On Ash Wednesday, February 10, 2016, a day that was interrupted by intermittent showers the Rev. Clarence Li rector of St. Hilda's, Sechelt; Pastor Richard Hergesheimer; honorary assistant and Meg Stevens were graced to engage some 20 or so people with 15 of them receiving ashes at their inaugural "Ashes to Go" event on Cowrie Street in downtown Sechelt.
Clarence says that they were constantly surprised by the readiness of some to receive ashes by the sidewalk and the searching questions others asked regarding this ancient call to return to life. We were also honoured to be the recipients of sacred stories of some people's journey of faith. One passerby said, "I am carrying the ashes of my sister with me everyday, and it's been a very difficult year for me," he spoke as tears started to well up.

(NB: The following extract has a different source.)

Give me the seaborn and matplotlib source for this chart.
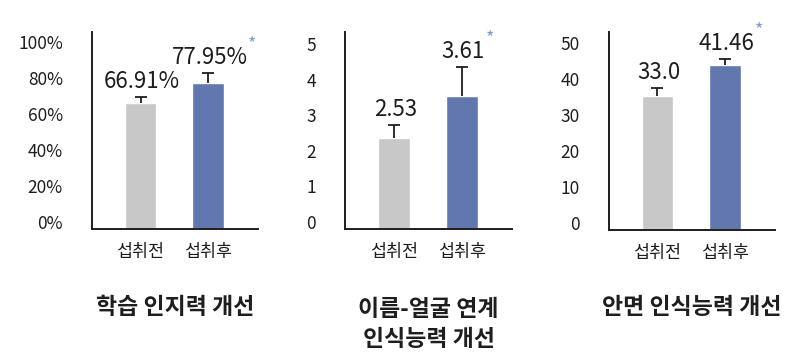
import matplotlib
matplotlib.use("Agg")
import matplotlib.pyplot as plt
import matplotlib.transforms as mtransforms
import numpy as np
import seaborn as sns

# data
categories = ["섭취전", "섭취후"]
titles = ["학습 인지력 개선", "이름-얼굴 연계\n인식능력 개선", "안면 인식능력 개선"]
stars = ["", "*"]

learn_bar = [70.0, 81.1]
learn_err = [3.3, 5.6]
learn_labels = ["66.91%", "77.95%"]
learn_ticks = [0, 20, 40, 60, 80, 100]
learn_ticklabels = ["0%", "20%", "40%", "60%", "80%", "100%"]

name_bar = [2.56, 3.74]
name_err = [0.36, 0.81]
name_labels = ["2.53", "3.61"]
name_ticks = [0, 1, 2, 3, 4, 5]

face_bar = [37.2, 45.8]
face_err = [2.2, 1.7]
face_labels = ["33.0", "41.46"]
face_ticks = [0, 10, 20, 30, 40, 50]

GRAY = "#C8C8C8"
BLUE = "#5571BA"
STAR = "#7D98D4"
INK = "#1E1E1E"

sns.set_style("white")
plt.rcParams["font.family"] = ["Noto Sans CJK KR", "DejaVu Sans"]

fig = plt.figure(figsize=(8, 3.6), dpi=100)

panels = [
    (learn_bar, learn_err, learn_labels, learn_ticks, learn_ticklabels, 109.4, [0.115, 0.3639, 0.2075, 0.547]),
    (name_bar, name_err, name_labels, name_ticks, [str(t) for t in name_ticks], 5.53, [0.43125, 0.3639, 0.209, 0.547]),
    (face_bar, face_err, face_labels, face_ticks, [str(t) for t in face_ticks], 55.0, [0.761, 0.3611, 0.2075, 0.55]),
]

value_texts = []
for (bars, errs, labels, ticks, ticklabels, ytop, rect), title in zip(panels, titles):
    ax = fig.add_axes(rect)
    sns.barplot(x=categories, y=bars, hue=categories, palette=[GRAY, BLUE],
                width=0.47, legend=False, ax=ax)
    eb = ax.errorbar(x=[0, 1], y=bars, yerr=[[0, 0], errs], fmt="none",
                     ecolor=INK, elinewidth=1.3, capsize=4, capthick=1.3)
    # only the upper cap is wanted
    for cap in eb[1]:
        if np.allclose(cap.get_ydata(), bars):
            cap.set_visible(False)
    ax.set_xlim(-0.72, 1.74)
    ax.set_ylim(0, ytop)
    ax.set_yticks(ticks)
    ax.set_yticklabels(ticklabels)
    ax.tick_params(axis="y", length=0, pad=21, labelsize=12.5, labelcolor=INK)
    ax.tick_params(axis="x", length=0, pad=10, labelsize=12.5, labelcolor=INK)
    # tick labels sit a little above their gridline positions in the original
    shift = mtransforms.ScaledTranslation(0, 5 / 72, fig.dpi_scale_trans)
    for lab in ax.get_yticklabels():
        lab.set_transform(lab.get_transform() + shift)
    sns.despine(ax=ax)
    for side in ("left", "bottom"):
        ax.spines[side].set_color(INK)
        ax.spines[side].set_linewidth(1.4)
    ax.set_xlabel("")
    ax.set_ylabel("")

    for i, (b, e, lab) in enumerate(zip(bars, errs, labels)):
        t = ax.annotate(lab, xy=(i, b + e), xytext=(1, 3), textcoords="offset points",
                        ha="center", va="bottom", fontsize=16, fontweight="light", color=INK)
        value_texts.append((t, stars[i]))

    pos = ax.get_position()
    fig.text((pos.x0 + pos.x1) / 2, 0.145 if "\n" not in title else 0.098, title,
             ha="center", va="center", fontsize=16.5, fontweight="bold",
             color=INK, linespacing=1.42)

fig.canvas.draw()
for t, s in value_texts:
    if s:
        bb = t.get_window_extent()
        fig.text(bb.x1 / fig.bbox.width + 0.001, bb.y1 / fig.bbox.height - 0.02, s,
                 ha="left", va="bottom", fontsize=13, color=STAR)

fig.savefig("out.png", dpi=100)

When asked about the relevance of this ritual in 2016, Clarence says, "In the light of the ecological crisis and the acts of violence in many parts of our world today, the sign of ashes can be a powerful wake-up call for all, Christians and non-Christians alike to pause, re-examine our lifestyles, and take stock on how we may have personally contribute to the denigration of the Mother Earth and human relationships. The ancient invitation to fast and repent can take on new meanings because our world urgently needs us to fast from judging and to return to compassionate living."